My Gathering of Women
By Susan Swartz on March 11, 2011
I have a photo of Eleanor Roosevelt on my home office wall that my sister gave me. Eleanor peers down at me through her glasses and inside the frame I’ve attached the Eleanor quote: “You must do the thing you think you cannot do.”
I am surrounded by women. I have postcard images of Toni Morrison, Amelia Earhart and Katharine Hepburn being Rosie in The African Queen. I have a Frieda Kahlo light switch. A souvenir Hillary for President bumper sticker.
Every March since 1987 Women’s History Month has been officially celebrated throughout the country, the intent to identify women artists and writers and astronauts who have contributed to the nation, not to be outdone by the mighty men who once dominated history. The project was organized by the National Women’s History Project in Sonoma County, Ca., where I live, and spread across the country.
As a newpaper columnist, now blogger, I’ve been writing about Women’s History Month and celebrating practically every March since then, but I realize I also require daily reminders from the different women I look to for courage, grace, spirit, humor and resolve.
There’s my photo of Rebecca Latimer from Sonoma who was married to a diplomat and became liberated in her 60s when her husband left government, they became pacifists and Rebecca started writing books.
I have a birthday card from one of my daughters that shows a woman in a red dress dancing barefoot. The text, by Anne Lamott, says, “Dance hungry, dance full, dance each cold astonishing moment.”
There’s a postcard of Mayan women in brilliant dress holding hands with children and standing up to a police barricade. A cut-out doll of Simone de Beauvoir. A moody photo of a middle aged woman sitting comfortably alone in a bar, maybe Chicago, maybe Berlin.
Almost every book in my office is written by a woman. My mouse pad is an image of the Mona Lisa.
I do adore men and children and dogs and pictures of foggy beaches and lush French country scenes of tables set with yellow cloths and a bottle of wine.
But in the small working space where I go to think, write and be alone I need my women speaking to me.
There’s a newspaper photo of Indian women lining up to vote. A calendar picture of a Victorian woman stretched out on a couch, holding a book, in a swoon over something she just read. A photo of the Angel of the Waters, the full-skirted and winged sculpture at Bethesda Fountain in Central Park.

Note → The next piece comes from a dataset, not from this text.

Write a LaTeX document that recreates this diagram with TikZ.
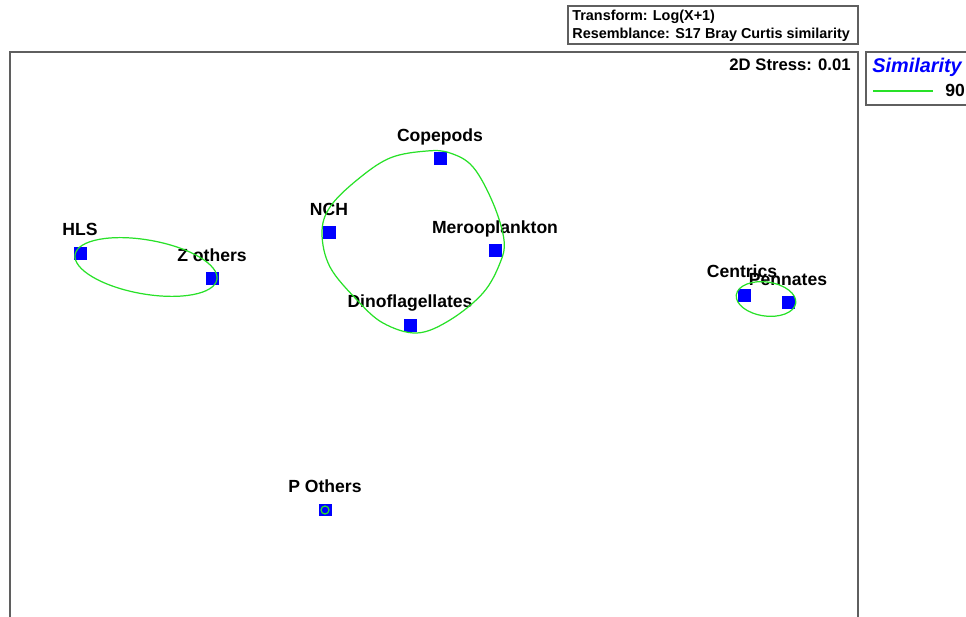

Plus a bulletin board packed with photos of daughters and girlfriends, my sister, my mother, my book club.
A witch doll with curly red hair hangs from the window next to a figurine of a peasant woman with her hair in a bun leaning on a broom.
I look over my shoulder at delicious Josephine Baker with her big eyes and shake-a-tail feather attitude, who fled America to take her talent to Paris, saying she was too afraid to be black in this country.
Gloria Feldt, the feminist author who used to run Planned Parenthood, in the even more embattled years than today, says that we all make history, whether or not we end up on a poster or a greeting card.
In her book, No Excuses, about women and power, she writes: “Every action you and I take moves women forward, takes them back or maintains the status quo.”
Given this point in women’s history, when some seem bent on halting our progress, I think it’s important to keep all our women around us.